### Material shown

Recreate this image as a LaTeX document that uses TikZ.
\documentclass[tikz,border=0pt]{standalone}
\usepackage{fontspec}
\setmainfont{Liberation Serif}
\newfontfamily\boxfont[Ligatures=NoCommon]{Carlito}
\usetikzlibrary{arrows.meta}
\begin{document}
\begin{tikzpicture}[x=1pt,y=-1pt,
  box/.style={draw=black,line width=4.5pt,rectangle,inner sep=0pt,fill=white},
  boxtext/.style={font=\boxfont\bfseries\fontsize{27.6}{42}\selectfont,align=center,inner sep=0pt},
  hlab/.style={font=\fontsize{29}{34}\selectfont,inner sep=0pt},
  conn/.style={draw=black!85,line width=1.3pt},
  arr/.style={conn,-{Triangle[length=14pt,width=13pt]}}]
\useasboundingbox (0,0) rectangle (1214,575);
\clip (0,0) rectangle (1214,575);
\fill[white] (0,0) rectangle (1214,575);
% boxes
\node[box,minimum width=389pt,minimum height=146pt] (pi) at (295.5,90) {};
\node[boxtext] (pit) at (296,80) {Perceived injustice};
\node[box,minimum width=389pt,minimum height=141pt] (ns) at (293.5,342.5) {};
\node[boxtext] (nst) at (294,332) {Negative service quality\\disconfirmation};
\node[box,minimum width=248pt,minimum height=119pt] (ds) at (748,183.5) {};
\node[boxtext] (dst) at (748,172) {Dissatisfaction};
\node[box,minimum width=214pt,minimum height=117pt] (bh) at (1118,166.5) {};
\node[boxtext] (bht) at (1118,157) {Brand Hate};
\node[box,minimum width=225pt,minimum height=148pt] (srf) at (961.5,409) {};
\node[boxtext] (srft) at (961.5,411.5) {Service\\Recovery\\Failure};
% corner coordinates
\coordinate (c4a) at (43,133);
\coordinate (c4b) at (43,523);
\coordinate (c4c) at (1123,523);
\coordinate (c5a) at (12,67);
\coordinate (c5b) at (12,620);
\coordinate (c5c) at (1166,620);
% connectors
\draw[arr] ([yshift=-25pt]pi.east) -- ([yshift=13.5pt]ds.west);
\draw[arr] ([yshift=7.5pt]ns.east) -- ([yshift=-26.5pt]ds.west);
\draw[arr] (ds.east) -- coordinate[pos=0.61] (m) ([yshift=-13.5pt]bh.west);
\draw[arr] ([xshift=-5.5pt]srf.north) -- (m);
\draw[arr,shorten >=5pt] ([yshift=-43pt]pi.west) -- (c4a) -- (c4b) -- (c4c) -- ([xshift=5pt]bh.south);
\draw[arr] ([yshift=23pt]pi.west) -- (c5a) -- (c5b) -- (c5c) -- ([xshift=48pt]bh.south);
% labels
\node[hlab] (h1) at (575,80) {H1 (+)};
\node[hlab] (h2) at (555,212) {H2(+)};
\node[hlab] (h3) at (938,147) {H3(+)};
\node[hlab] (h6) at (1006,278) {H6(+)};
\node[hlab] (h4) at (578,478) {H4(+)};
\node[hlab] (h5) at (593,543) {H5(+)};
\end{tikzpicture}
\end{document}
==
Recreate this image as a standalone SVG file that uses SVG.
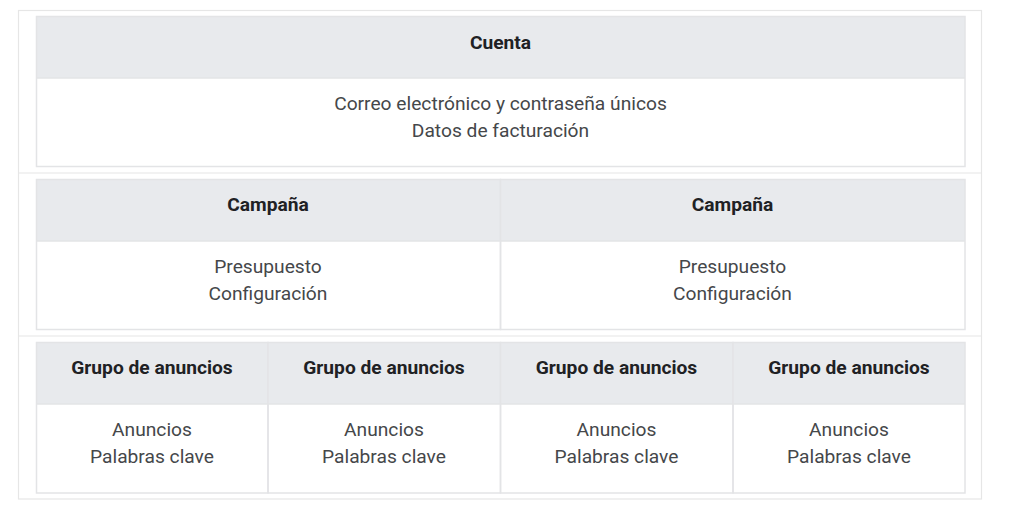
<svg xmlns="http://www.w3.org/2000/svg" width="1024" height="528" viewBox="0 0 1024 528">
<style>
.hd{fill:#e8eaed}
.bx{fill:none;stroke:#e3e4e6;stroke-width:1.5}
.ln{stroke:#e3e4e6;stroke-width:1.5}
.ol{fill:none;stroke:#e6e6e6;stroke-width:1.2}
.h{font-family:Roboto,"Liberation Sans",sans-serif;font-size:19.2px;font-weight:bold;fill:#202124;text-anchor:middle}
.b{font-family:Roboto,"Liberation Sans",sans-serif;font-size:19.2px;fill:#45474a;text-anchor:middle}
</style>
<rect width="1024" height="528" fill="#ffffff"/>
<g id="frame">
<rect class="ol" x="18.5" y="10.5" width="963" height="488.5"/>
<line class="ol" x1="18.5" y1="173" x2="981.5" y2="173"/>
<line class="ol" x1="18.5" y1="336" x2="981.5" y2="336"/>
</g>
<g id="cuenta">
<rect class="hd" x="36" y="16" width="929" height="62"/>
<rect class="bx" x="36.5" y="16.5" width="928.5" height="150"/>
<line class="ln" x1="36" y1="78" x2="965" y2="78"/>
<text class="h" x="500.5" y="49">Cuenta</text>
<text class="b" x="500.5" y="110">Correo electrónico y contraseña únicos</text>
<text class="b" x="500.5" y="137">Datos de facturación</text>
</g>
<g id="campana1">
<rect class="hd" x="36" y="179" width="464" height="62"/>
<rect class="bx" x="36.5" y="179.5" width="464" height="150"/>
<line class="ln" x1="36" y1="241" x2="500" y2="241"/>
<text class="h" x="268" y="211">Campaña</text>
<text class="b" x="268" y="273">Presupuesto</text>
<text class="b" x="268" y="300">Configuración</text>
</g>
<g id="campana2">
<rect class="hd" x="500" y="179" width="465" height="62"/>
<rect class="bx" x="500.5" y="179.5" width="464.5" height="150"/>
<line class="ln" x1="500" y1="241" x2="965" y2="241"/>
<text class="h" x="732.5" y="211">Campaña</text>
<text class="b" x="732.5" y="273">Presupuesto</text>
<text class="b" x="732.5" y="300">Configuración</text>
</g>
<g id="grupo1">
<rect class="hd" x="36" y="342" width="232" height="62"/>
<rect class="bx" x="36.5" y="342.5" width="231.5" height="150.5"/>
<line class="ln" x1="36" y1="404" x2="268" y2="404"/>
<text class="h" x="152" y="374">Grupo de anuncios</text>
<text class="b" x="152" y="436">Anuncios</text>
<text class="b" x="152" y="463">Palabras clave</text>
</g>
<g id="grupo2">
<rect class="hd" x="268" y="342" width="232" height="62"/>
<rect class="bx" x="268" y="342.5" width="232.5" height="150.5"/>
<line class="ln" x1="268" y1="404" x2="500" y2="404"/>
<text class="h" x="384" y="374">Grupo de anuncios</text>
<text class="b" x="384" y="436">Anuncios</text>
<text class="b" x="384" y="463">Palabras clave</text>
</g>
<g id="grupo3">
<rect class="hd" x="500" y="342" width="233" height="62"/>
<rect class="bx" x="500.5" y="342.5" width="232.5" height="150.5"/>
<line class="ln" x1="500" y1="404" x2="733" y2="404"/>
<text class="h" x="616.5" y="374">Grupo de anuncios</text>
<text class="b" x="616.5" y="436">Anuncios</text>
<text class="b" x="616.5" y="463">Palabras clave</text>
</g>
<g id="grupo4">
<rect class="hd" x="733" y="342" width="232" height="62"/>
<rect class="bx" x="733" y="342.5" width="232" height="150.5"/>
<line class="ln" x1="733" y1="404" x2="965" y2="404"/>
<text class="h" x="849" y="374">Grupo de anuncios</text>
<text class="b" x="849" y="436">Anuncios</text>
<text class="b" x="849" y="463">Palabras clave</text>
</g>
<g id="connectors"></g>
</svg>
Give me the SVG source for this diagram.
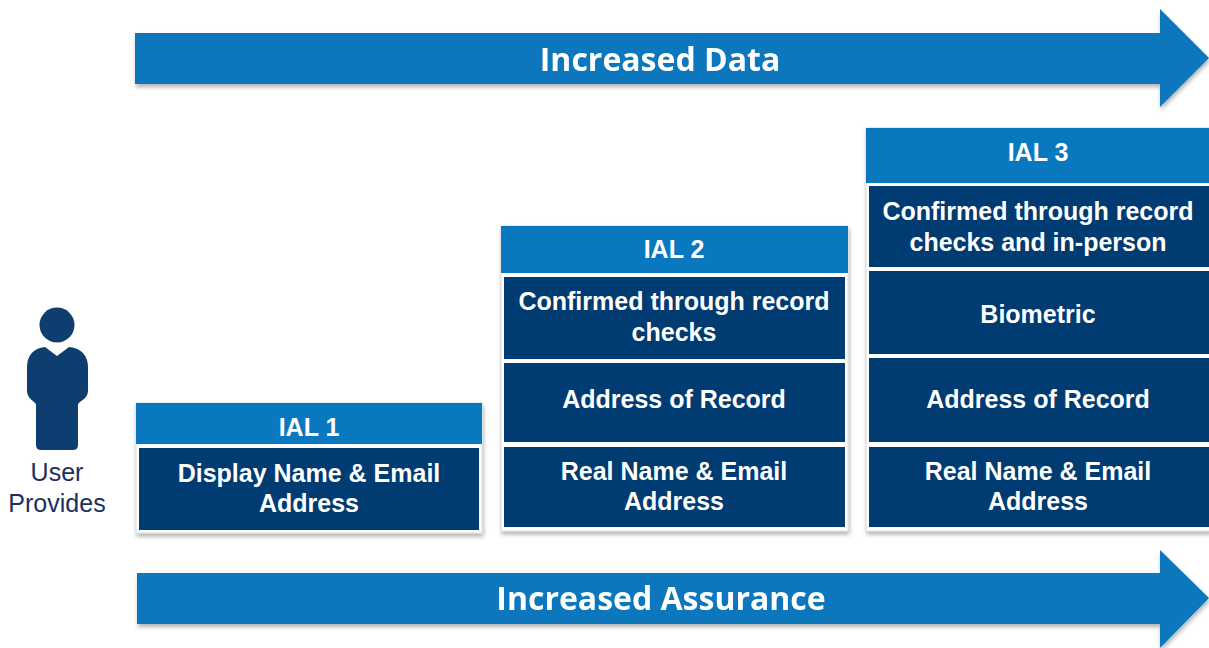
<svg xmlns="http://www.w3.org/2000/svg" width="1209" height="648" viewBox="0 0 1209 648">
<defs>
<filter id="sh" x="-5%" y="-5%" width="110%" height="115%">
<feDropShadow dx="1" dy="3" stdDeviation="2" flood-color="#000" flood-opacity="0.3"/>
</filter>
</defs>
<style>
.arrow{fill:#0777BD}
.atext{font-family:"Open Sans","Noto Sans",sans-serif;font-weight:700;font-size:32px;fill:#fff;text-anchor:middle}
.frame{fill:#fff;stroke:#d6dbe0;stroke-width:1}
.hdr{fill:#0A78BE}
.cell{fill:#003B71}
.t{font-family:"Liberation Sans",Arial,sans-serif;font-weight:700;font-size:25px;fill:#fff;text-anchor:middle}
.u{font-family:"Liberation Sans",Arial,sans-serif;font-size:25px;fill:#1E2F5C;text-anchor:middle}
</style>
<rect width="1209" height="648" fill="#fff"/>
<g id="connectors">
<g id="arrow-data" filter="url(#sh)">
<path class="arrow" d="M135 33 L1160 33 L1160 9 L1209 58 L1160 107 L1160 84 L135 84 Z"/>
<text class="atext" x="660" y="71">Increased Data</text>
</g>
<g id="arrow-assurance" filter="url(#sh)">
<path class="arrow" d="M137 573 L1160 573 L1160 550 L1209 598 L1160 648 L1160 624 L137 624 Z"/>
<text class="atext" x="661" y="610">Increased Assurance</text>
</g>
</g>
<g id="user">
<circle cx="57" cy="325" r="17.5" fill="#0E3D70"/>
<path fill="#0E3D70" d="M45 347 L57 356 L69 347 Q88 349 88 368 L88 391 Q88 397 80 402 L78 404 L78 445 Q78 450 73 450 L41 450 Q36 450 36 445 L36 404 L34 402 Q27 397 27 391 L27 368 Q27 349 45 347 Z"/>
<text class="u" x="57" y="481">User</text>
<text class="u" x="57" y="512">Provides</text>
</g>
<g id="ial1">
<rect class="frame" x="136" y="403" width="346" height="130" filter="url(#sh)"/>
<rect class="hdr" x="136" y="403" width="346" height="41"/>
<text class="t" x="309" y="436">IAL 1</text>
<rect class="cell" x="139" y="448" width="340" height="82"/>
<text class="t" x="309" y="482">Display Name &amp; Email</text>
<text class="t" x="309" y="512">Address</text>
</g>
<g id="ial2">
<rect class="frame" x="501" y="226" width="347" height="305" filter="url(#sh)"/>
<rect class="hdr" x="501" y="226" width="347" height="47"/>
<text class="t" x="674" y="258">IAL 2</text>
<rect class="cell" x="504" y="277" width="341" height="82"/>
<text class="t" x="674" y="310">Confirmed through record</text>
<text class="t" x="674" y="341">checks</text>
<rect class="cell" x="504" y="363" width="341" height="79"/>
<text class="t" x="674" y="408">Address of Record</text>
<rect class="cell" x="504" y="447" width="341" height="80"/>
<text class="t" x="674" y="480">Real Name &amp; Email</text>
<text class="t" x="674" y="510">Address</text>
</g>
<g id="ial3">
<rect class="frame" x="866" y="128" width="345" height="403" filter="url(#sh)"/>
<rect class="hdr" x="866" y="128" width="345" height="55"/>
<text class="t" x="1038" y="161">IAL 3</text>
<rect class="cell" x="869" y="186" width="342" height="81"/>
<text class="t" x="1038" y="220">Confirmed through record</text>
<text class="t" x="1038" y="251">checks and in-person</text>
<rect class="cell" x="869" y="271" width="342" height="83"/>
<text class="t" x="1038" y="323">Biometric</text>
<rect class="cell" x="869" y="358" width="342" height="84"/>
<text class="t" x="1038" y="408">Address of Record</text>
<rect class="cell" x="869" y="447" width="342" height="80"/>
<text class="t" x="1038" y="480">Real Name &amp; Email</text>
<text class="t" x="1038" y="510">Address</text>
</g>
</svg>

### Problem details
Where does the word "standalone" appear in the listing? List each line that holds it.

### Solved exercise
\documentclass[tikz,border=0pt]{standalone}
Recreate this image as a standalone SVG file that uses SVG.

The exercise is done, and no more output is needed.